- _Task objective_
Write out the whole of the material exactly.

- _Data excerpt_

▬▬▬▬▬▬

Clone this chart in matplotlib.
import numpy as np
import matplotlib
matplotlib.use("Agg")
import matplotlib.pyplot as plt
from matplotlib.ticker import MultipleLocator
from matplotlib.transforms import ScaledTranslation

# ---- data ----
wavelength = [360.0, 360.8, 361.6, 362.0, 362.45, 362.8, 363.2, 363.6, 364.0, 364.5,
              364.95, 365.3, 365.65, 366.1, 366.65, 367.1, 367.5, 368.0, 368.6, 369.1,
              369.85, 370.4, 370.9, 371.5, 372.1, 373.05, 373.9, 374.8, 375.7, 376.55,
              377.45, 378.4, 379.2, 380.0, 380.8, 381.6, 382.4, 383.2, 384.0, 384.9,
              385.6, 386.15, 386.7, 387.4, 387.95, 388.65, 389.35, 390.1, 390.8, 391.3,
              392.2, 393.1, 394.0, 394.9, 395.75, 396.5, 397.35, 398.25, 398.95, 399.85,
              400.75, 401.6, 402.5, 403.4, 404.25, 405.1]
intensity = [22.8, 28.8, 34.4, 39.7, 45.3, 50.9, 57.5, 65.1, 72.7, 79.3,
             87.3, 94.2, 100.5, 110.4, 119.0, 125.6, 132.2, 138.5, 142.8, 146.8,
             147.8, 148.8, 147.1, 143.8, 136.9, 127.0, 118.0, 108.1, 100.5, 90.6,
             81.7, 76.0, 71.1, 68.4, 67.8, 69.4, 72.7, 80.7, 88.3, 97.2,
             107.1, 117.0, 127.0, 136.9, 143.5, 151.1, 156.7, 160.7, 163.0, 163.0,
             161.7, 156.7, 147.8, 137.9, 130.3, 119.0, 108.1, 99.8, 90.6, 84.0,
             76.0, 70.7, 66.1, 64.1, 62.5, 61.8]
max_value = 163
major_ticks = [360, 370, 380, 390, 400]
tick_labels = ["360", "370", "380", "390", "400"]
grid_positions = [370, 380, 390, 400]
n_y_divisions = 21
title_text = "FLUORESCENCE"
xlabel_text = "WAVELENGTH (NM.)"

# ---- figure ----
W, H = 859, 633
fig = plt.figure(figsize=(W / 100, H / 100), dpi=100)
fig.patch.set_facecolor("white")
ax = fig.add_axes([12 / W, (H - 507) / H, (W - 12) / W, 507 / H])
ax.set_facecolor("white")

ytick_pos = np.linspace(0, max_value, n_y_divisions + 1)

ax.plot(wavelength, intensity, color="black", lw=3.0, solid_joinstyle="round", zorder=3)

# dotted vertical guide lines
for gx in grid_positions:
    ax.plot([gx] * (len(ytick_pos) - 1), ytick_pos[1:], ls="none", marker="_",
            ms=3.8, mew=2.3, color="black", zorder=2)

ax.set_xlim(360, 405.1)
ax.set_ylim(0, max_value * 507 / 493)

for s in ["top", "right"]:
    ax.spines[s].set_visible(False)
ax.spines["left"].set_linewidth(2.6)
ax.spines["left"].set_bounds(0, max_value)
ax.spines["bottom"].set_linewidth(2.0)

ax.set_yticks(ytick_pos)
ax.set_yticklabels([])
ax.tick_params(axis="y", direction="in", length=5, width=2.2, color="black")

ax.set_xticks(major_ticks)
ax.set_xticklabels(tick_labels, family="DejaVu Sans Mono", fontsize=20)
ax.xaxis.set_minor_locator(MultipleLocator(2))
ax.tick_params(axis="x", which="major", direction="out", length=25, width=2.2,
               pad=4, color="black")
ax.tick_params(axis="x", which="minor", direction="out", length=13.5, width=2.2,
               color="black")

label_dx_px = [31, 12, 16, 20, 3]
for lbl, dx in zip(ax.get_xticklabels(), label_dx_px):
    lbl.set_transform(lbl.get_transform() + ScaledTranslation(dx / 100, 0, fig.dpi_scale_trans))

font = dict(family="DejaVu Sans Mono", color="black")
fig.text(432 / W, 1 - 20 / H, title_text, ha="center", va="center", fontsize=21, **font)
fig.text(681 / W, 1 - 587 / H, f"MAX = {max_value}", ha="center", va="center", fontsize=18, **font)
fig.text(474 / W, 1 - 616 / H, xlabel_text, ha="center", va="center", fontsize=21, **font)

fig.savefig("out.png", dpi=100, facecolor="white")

▬▬▬▬▬▬

- _Exercise output_
Clone this chart in matplotlib.
import numpy as np
import matplotlib
matplotlib.use("Agg")
import matplotlib.pyplot as plt
from matplotlib.ticker import MultipleLocator
from matplotlib.transforms import ScaledTranslation

# ---- data ----
wavelength = [360.0, 360.8, 361.6, 362.0, 362.45, 362.8, 363.2, 363.6, 364.0, 364.5,
              364.95, 365.3, 365.65, 366.1, 366.65, 367.1, 367.5, 368.0, 368.6, 369.1,
              369.85, 370.4, 370.9, 371.5, 372.1, 373.05, 373.9, 374.8, 375.7, 376.55,
              377.45, 378.4, 379.2, 380.0, 380.8, 381.6, 382.4, 383.2, 384.0, 384.9,
              385.6, 386.15, 386.7, 387.4, 387.95, 388.65, 389.35, 390.1, 390.8, 391.3,
              392.2, 393.1, 394.0, 394.9, 395.75, 396.5, 397.35, 398.25, 398.95, 399.85,
              400.75, 401.6, 402.5, 403.4, 404.25, 405.1]
intensity = [22.8, 28.8, 34.4, 39.7, 45.3, 50.9, 57.5, 65.1, 72.7, 79.3,
             87.3, 94.2, 100.5, 110.4, 119.0, 125.6, 132.2, 138.5, 142.8, 146.8,
             147.8, 148.8, 147.1, 143.8, 136.9, 127.0, 118.0, 108.1, 100.5, 90.6,
             81.7, 76.0, 71.1, 68.4, 67.8, 69.4, 72.7, 80.7, 88.3, 97.2,
             107.1, 117.0, 127.0, 136.9, 143.5, 151.1, 156.7, 160.7, 163.0, 163.0,
             161.7, 156.7, 147.8, 137.9, 130.3, 119.0, 108.1, 99.8, 90.6, 84.0,
             76.0, 70.7, 66.1, 64.1, 62.5, 61.8]
max_value = 163
major_ticks = [360, 370, 380, 390, 400]
tick_labels = ["360", "370", "380", "390", "400"]
grid_positions = [370, 380, 390, 400]
n_y_divisions = 21
title_text = "FLUORESCENCE"
xlabel_text = "WAVELENGTH (NM.)"

# ---- figure ----
W, H = 859, 633
fig = plt.figure(figsize=(W / 100, H / 100), dpi=100)
fig.patch.set_facecolor("white")
ax = fig.add_axes([12 / W, (H - 507) / H, (W - 12) / W, 507 / H])
ax.set_facecolor("white")

ytick_pos = np.linspace(0, max_value, n_y_divisions + 1)

ax.plot(wavelength, intensity, color="black", lw=3.0, solid_joinstyle="round", zorder=3)

# dotted vertical guide lines
for gx in grid_positions:
    ax.plot([gx] * (len(ytick_pos) - 1), ytick_pos[1:], ls="none", marker="_",
            ms=3.8, mew=2.3, color="black", zorder=2)

ax.set_xlim(360, 405.1)
ax.set_ylim(0, max_value * 507 / 493)

for s in ["top", "right"]:
    ax.spines[s].set_visible(False)
ax.spines["left"].set_linewidth(2.6)
ax.spines["left"].set_bounds(0, max_value)
ax.spines["bottom"].set_linewidth(2.0)

ax.set_yticks(ytick_pos)
ax.set_yticklabels([])
ax.tick_params(axis="y", direction="in", length=5, width=2.2, color="black")

ax.set_xticks(major_ticks)
ax.set_xticklabels(tick_labels, family="DejaVu Sans Mono", fontsize=20)
ax.xaxis.set_minor_locator(MultipleLocator(2))
ax.tick_params(axis="x", which="major", direction="out", length=25, width=2.2,
               pad=4, color="black")
ax.tick_params(axis="x", which="minor", direction="out", length=13.5, width=2.2,
               color="black")

label_dx_px = [31, 12, 16, 20, 3]
for lbl, dx in zip(ax.get_xticklabels(), label_dx_px):
    lbl.set_transform(lbl.get_transform() + ScaledTranslation(dx / 100, 0, fig.dpi_scale_trans))

font = dict(family="DejaVu Sans Mono", color="black")
fig.text(432 / W, 1 - 20 / H, title_text, ha="center", va="center", fontsize=21, **font)
fig.text(681 / W, 1 - 587 / H, f"MAX = {max_value}", ha="center", va="center", fontsize=18, **font)
fig.text(474 / W, 1 - 616 / H, xlabel_text, ha="center", va="center", fontsize=21, **font)

fig.savefig("out.png", dpi=100, facecolor="white")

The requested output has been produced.